Can you provide an evaluation script for calculating word-level F1 and exact match scores? The terms are not clear to me given the question answering problem. Forex: If I have 2 sentences:
gold: by using a spoon pred: spoon
gold: using a waxed paper pred: using a waxed paper towel
What would be the precision, recall, and F1? Do I need to split the sentences word-wise, calculate F1, and then average the F1 scores for all sentences?
Also in my predictions does the exact word match score = 0 as both answers don't exactly match?
Also, accuracy will be used as a metric for yes/no questions. But I am not able to find any yes/no questions in the train set. Will they be present in the evaluation/test set?
Posted by: kartikaggarwal98 @ Nov. 26, 2021, 8 p.m.Hi,
Thanks for your questions. We will provide the evaluation script soon along with the validation set.
You can refer to the SQUAD paper (https://arxiv.org/pdf/1606.05250.pdf) for some details about the (Macro-averaged) F1 score. We use the same evaluation metrics. There is also a blog talking about the details of the metrics (https://qa.fastforwardlabs.com/no%20answer/null%20threshold/bert/distilbert/exact%20match/f1/robust%20predictions/2020/06/09/Evaluating_BERT_on_SQuAD.html).

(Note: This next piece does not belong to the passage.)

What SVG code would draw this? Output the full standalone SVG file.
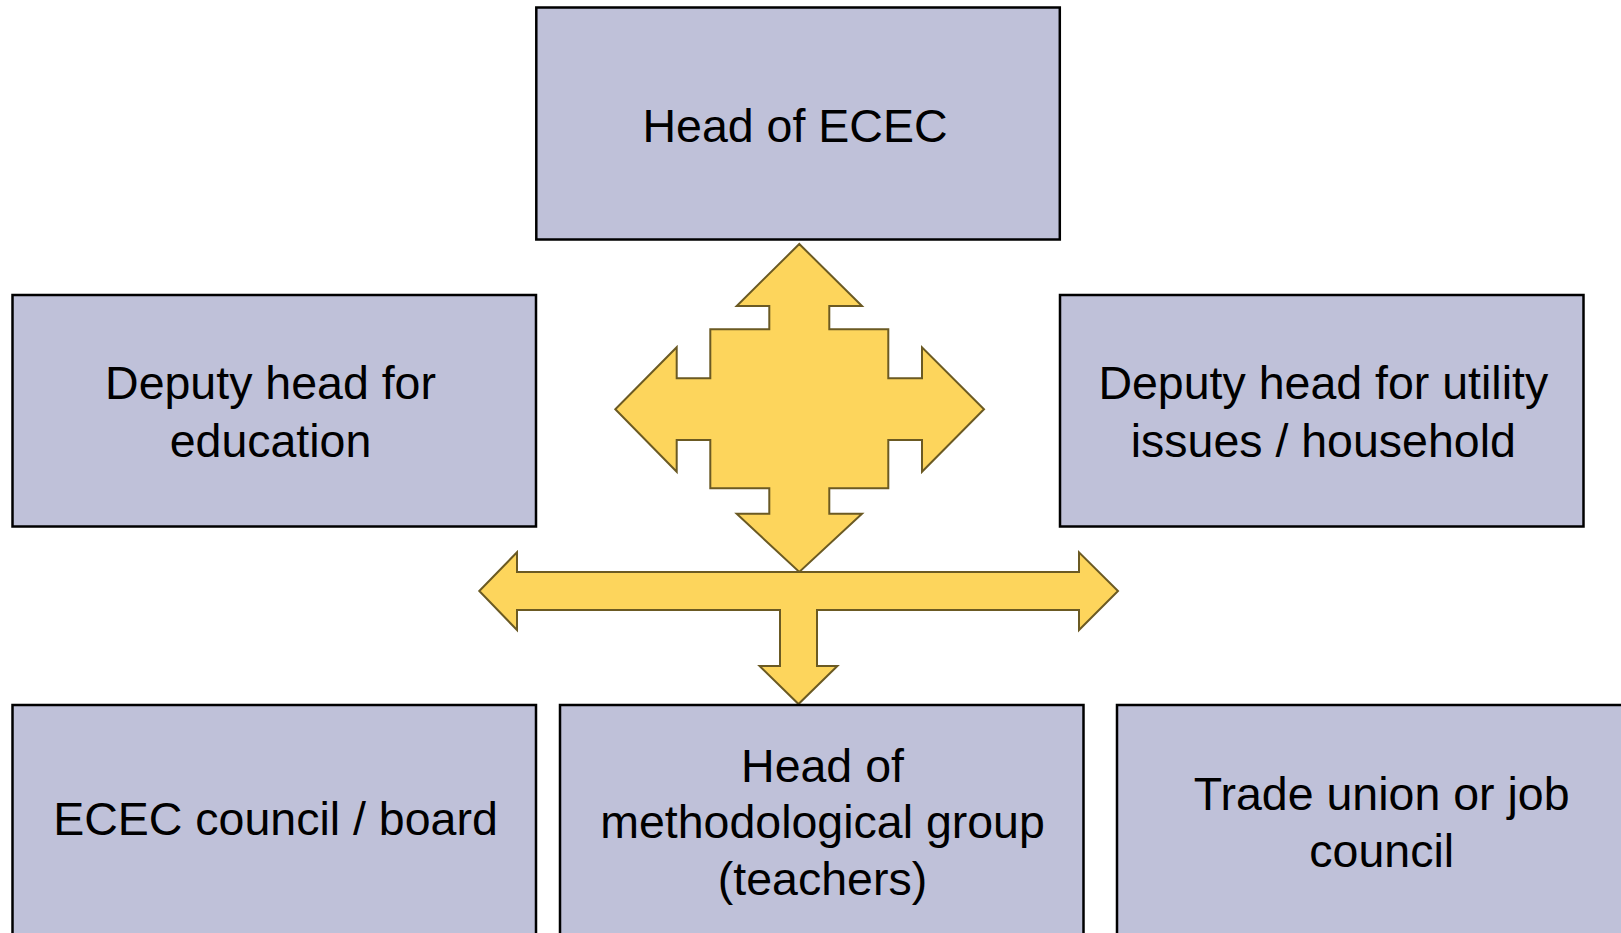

For the example in your post:
- Precision, recall and F1 are calculated regarding to tokens, so the sentences need to be split into tokens first. The final F1 score is the average of the F1 scores for all sentences.
- Yes, for each question, score will be zero if the answer doesn't exactly match.
There will be no yes/no questions in both train and val/test set. We decided to not include those in the final release and use EM and F1 only. We will also update the codalab page accordingly along with some change to the output format.
Sorry about the confusion and let us know if you have further questions!
- Jingxuan
Posted by: r2vq @ Nov. 29, 2021, 6:31 p.m.